Exercise: All of the material below is to be restated word for word, apart from the pictures.
━━━━━━━━━━━━━━━━━━━━
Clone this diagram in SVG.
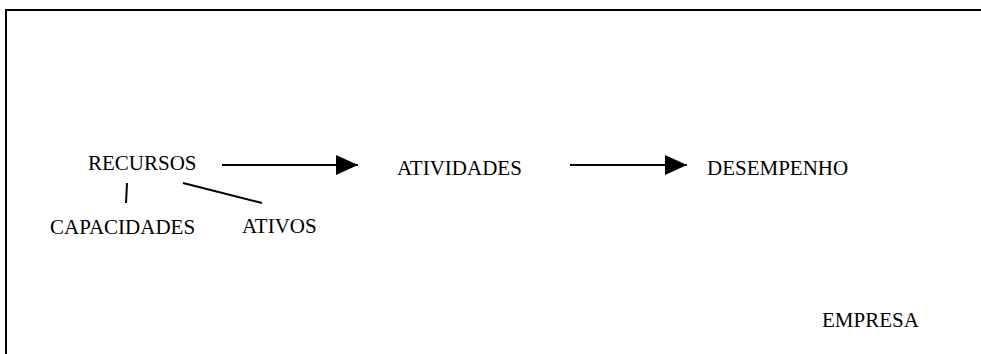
<svg xmlns="http://www.w3.org/2000/svg" width="981" height="354" viewBox="0 0 981 354">
<defs>
<style>
.t{font-family:"Liberation Serif","Times New Roman",serif;font-size:21px;fill:#000}
.ln{stroke:#000;stroke-width:2;fill:none}
</style>
<marker id="ah" markerUnits="userSpaceOnUse" markerWidth="22" markerHeight="20" refX="22" refY="10" orient="auto">
<path d="M0,0 L22,10 L0,20 Z" fill="#000"/>
</marker>
</defs>
<rect width="981" height="354" fill="#fff"/>
<g id="frame">
<path class="ln" d="M6,354 L6,10 L981,10"/>
</g>
<g id="recursos"><text class="t" x="88" y="170">RECURSOS</text></g>
<g id="capacidades"><text class="t" x="50" y="234">CAPACIDADES</text></g>
<g id="ativos"><text class="t" x="242" y="233">ATIVOS</text></g>
<g id="atividades"><text class="t" x="397" y="175">ATIVIDADES</text></g>
<g id="desempenho"><text class="t" x="707" y="175">DESEMPENHO</text></g>
<g id="empresa"><text class="t" x="822" y="327">EMPRESA</text></g>
<g id="connectors">
<line class="ln" x1="222" y1="165" x2="358" y2="165" marker-end="url(#ah)"/>
<line class="ln" x1="570" y1="165" x2="687" y2="165" marker-end="url(#ah)"/>
<line class="ln" x1="127" y1="183" x2="126" y2="203"/>
<line class="ln" x1="183" y1="183" x2="262" y2="203"/>
</g>
</svg>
━━━━━━━━━━━━━━━━━━━━
Response:
Clone this diagram in SVG.
<svg xmlns="http://www.w3.org/2000/svg" width="981" height="354" viewBox="0 0 981 354">
<defs>
<style>
.t{font-family:"Liberation Serif","Times New Roman",serif;font-size:21px;fill:#000}
.ln{stroke:#000;stroke-width:2;fill:none}
</style>
<marker id="ah" markerUnits="userSpaceOnUse" markerWidth="22" markerHeight="20" refX="22" refY="10" orient="auto">
<path d="M0,0 L22,10 L0,20 Z" fill="#000"/>
</marker>
</defs>
<rect width="981" height="354" fill="#fff"/>
<g id="frame">
<path class="ln" d="M6,354 L6,10 L981,10"/>
</g>
<g id="recursos"><text class="t" x="88" y="170">RECURSOS</text></g>
<g id="capacidades"><text class="t" x="50" y="234">CAPACIDADES</text></g>
<g id="ativos"><text class="t" x="242" y="233">ATIVOS</text></g>
<g id="atividades"><text class="t" x="397" y="175">ATIVIDADES</text></g>
<g id="desempenho"><text class="t" x="707" y="175">DESEMPENHO</text></g>
<g id="empresa"><text class="t" x="822" y="327">EMPRESA</text></g>
<g id="connectors">
<line class="ln" x1="222" y1="165" x2="358" y2="165" marker-end="url(#ah)"/>
<line class="ln" x1="570" y1="165" x2="687" y2="165" marker-end="url(#ah)"/>
<line class="ln" x1="127" y1="183" x2="126" y2="203"/>
<line class="ln" x1="183" y1="183" x2="262" y2="203"/>
</g>
</svg>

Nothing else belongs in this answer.